The SDK provides a working CDC-compliant USB virtual COM port driver. This allows you to communicate with a computer for debugging purposes. On Linux and Mac it's plug-and-play. On Windows, you have to create an INF file with the virtual COM VID/PID pair to get it to install the driver. An example can be found in the Nuvoton SDK, under SampleCode/StdDriver/USBD_VCOM_SinglePort/Windows Driver.

An example on how to use the port is given in example/usbdebug. You can communicate with it using your favorite serial port terminal. All the line coding parameters (baud rate, parity, stop bits, data bits) are ignored, so you don't need to worry about them.
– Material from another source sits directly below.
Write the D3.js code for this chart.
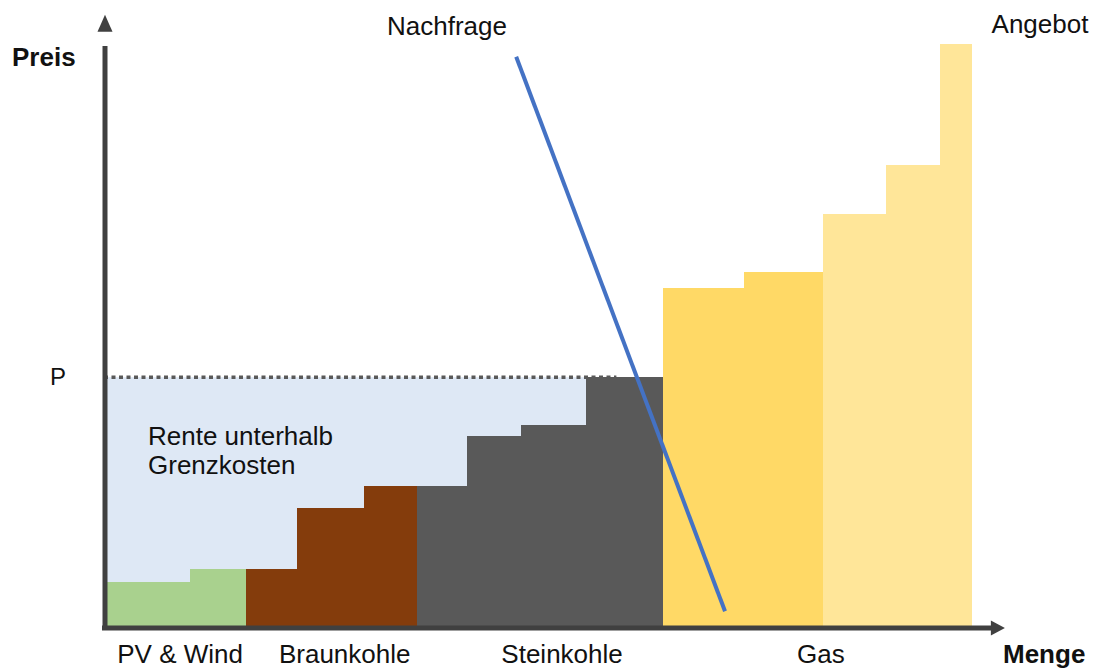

While the SDK does a fairly good job of abstracting the low-level details, you still need to remember that you're coding on an embedded platform. A few tips that might be helpful:

• You should declare variables shared between threads or with callbacks/interrupts as volatile.
• Resources are limited: be frugal. Write efficient code.
• Minimize dynamic memory allocation: all memory not used by data or stack is assigned to heap, but RAM is only 32kB and nobody likes a failed malloc.
• Declare constant data (such as lookup tables) as const: the compiler will place it in ROM, reducing RAM usage.
• Prefer siprintf over sprintf, as it produces much smaller binaries by stripping out the floating point printing routines. Of course siprintf doesn't support floating point numbers, so if you need to print them and cannot use a fixed-point representation you'll have to live with the increased binary size.
• When using floating point variables, prefer float over double, because float has hardware support. Using doubles will pull in some floating point emulation code, making your binaries larger.
• When using standard floating point functions, prefer the ones with the f suffix: hardware support for floats means faster and smaller binaries. If you use double functions, they'll pull in tons of floating point emulation code.